I should know how to crack an egg. Let’s look at approximately how many eggs I have cracked just making cupcakes for this blog:
|Approximate years of blogging||3|
|* Number of weeks per year||52|
|= Approximate number of weeks of blogging||156|
|Approximate cupcake recipes baked per week||1|
|* Average number of eggs per cupcake recipe||2|
|= Approximate number of eggs used per week||2|
|Approximate number of cupcakes used for weekly blogging (approximate number of eggs used per week * number of weeks blogging)||312|
|Number of weddings for which I have baked cupcakes||3|
|* Average number of eggs used per wedding||50|
|= Approximate number of eggs used for all weddings||150|
|Approximate number of eggs used for cupcakes on this blog (approximate number of eggs used for weekly blogging + approximate number of eggs used for weddings)||462|
I know that all of that math was a bit geeky. But, it only seems appropriate since my free review copy of Cooking for Geeks is where I learned how to crack an egg.
It turns out that I cracked all 462 of those eggs incorrectly – my skills with eggs weren’t all they were cracked up to be. Way too often, I found myself playing the game of “Try to remove the eggshell bit from the cracked egg” (the baking version of the kid’s game Operation).
So what’s the trick to the perfect crack?

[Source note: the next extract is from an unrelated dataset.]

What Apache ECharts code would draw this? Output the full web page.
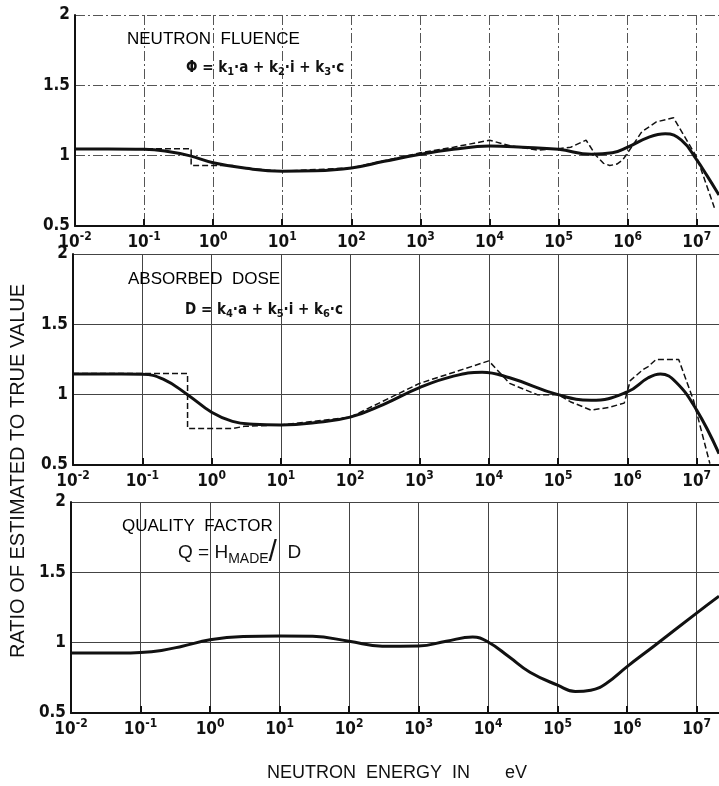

Tap it (the egg) on the counter, not the edge of a bowl. The shell of an egg cracked on a flat surface will have larger pieces that aren’t pushed into the egg. Eggs cracked on a sharp lip are much more likely to have little shards of shell poked into them that then end up in the bowl and have to be fetched out.
I had to try it myself:
|Here’s how I have always cracked eggs – against the edge of a bowl.|
|Look at the crack. See how there are lots of tiny pieces.|
|Here’s me cracking an egg against the counter.|
|Look how clean the crack is – no tiny bits!!|
I can’t believe what a huge difference the counter method makes. I am never going back!!
More on Cooking For Geeks
While Cooking for Geeks, by Jeff Potter, does have its share of recipes, it’s more of a book for people (geeks, specifically) who want to understand the whys, not just the how tos. All of the recipes in the book include explanations about why they work, and Potter always starts with the very basics. He even teaches you how to test for doneness with a toothpick – for brownies, insert the toothpick 1″; for cakes, push the toothpick in all the way.
Other than learning how to crack an egg, I loved the section that talked about leaveners. It has one of the best explanations that I’ve seen on the difference between baking powder and baking soda and when to use one over the other. I also liked the section on sugar caramelization and how it relates to oven temperature – fascinating stuff for baking geeks. It’s a book that you could easily sit down and read from cover to cover (I just read the baking sections, but I’ll come back to the others should I ever decide to actually cook).
How to Win a Copy of Cooking for Geeks
Potter is offering two copies of Cooking for Geeks to Cupcake Project readers. Here’s how to enter:
- Leave a comment on this post with a story of a lesson you learned that changed the way you do something forever (like my egg cracking story). It could be anything – maybe you learned a better way to fold a shirt or to keep track of coupons. I’m sure we’ll all learn a lot from each other! Leave your email address in the comment so that I can contact you if you win.
- Become a Facebook fan and leave a comment on this post on Facebook (it must be a comment on this post, not just a comment on my Wall) and tell me what makes you a geek in the kitchen.
- All entries must be in by Aug. 31, 11:59 PM CDT.
- Only two entries are allowed per person (one on Facebook and one on this blog).
- I will randomly draw one blog winner and one Facebook winner and post the winners on this post on Sept. 1.
- If I do not hear back from a winner within one week, I will draw a new winner.
- Winners will have a choice of a print or eBook. International winners are only eligible to receive the eBook.
One Parting Tip About Eggs
While I was working on this post and talking about fishing around for the little bits of cracked eggs, Jonathan told me that he always uses a big piece of cracked egg shell to scoop out any little pieces of egg shell. The little pieces stick to the big piece and come right out. I tried it and it works! I can’t believe that he was holding out on me with that knowledge!